## The request:
Only the lines from the start of the data through the line containing "import pandas as pd" should be written out, exactly as they are, with both ends included and the pictures left out.

§

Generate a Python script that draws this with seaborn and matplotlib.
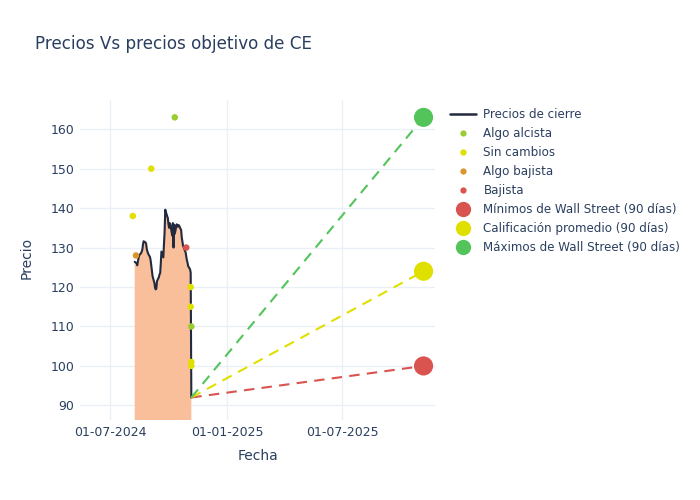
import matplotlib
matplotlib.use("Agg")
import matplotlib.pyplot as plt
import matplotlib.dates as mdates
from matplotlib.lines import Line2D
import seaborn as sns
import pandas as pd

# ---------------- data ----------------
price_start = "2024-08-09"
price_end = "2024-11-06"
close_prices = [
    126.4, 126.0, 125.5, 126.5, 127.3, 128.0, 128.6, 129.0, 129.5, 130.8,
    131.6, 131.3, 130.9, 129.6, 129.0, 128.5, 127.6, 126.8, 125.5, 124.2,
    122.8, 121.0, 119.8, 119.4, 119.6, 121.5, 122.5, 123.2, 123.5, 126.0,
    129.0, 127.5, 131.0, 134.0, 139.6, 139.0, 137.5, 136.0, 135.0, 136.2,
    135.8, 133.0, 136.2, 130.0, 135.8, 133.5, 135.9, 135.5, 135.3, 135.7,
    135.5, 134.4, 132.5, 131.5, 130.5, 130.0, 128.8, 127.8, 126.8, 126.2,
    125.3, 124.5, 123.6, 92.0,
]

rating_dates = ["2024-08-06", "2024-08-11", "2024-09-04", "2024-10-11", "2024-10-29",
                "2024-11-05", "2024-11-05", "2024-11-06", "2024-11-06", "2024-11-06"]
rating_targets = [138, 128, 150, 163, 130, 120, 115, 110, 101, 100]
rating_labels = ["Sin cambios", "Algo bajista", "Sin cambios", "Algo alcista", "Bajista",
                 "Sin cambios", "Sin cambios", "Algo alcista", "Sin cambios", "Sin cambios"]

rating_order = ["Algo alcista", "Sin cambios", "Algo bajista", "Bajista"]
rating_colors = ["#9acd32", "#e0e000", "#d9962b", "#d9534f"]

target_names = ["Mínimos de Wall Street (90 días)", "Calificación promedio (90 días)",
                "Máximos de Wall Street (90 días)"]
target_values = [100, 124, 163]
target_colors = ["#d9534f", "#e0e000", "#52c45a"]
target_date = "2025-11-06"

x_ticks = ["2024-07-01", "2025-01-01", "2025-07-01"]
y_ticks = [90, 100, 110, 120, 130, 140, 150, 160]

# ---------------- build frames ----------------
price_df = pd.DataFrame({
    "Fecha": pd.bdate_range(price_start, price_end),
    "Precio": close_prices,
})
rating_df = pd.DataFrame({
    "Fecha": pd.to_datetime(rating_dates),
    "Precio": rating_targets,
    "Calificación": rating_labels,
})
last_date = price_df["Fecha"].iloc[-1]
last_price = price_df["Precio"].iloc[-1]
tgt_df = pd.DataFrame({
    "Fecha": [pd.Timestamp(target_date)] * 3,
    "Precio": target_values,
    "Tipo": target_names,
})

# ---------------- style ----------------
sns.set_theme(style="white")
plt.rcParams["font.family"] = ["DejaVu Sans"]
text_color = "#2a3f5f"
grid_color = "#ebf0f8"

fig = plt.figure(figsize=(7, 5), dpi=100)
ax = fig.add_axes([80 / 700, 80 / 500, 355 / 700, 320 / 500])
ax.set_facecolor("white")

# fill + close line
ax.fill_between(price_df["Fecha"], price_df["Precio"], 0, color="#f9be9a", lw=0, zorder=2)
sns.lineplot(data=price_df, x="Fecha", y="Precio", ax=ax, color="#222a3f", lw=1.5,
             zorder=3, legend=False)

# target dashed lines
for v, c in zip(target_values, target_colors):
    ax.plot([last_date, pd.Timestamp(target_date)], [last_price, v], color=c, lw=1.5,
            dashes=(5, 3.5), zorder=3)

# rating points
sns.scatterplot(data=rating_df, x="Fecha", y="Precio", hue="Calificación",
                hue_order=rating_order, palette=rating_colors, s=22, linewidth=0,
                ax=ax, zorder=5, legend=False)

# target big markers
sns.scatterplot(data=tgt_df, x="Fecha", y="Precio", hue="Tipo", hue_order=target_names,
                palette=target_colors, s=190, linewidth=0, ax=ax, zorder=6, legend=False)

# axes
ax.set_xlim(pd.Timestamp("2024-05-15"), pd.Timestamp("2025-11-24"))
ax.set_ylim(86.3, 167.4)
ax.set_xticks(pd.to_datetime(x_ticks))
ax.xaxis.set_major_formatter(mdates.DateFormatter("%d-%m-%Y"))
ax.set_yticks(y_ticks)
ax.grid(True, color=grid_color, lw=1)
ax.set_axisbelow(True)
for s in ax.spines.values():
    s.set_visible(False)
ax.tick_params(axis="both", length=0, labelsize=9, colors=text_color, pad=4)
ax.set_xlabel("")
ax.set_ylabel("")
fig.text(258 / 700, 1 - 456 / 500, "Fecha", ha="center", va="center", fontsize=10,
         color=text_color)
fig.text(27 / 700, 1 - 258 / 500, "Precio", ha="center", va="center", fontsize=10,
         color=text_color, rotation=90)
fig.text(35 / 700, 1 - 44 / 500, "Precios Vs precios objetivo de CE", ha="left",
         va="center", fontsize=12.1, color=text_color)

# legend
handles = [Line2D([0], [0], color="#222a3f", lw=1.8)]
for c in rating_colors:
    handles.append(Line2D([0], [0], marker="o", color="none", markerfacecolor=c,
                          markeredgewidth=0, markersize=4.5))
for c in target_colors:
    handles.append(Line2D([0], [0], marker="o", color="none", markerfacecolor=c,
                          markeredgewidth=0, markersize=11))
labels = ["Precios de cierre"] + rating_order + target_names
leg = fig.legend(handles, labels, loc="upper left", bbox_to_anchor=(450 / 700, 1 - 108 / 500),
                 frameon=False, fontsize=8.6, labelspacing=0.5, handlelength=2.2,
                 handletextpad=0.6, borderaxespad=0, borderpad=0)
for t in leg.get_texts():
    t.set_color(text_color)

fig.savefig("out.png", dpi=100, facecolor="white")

§

## Task answer:
Generate a Python script that draws this with seaborn and matplotlib.
import matplotlib
matplotlib.use("Agg")
import matplotlib.pyplot as plt
import matplotlib.dates as mdates
from matplotlib.lines import Line2D
import seaborn as sns
import pandas as pd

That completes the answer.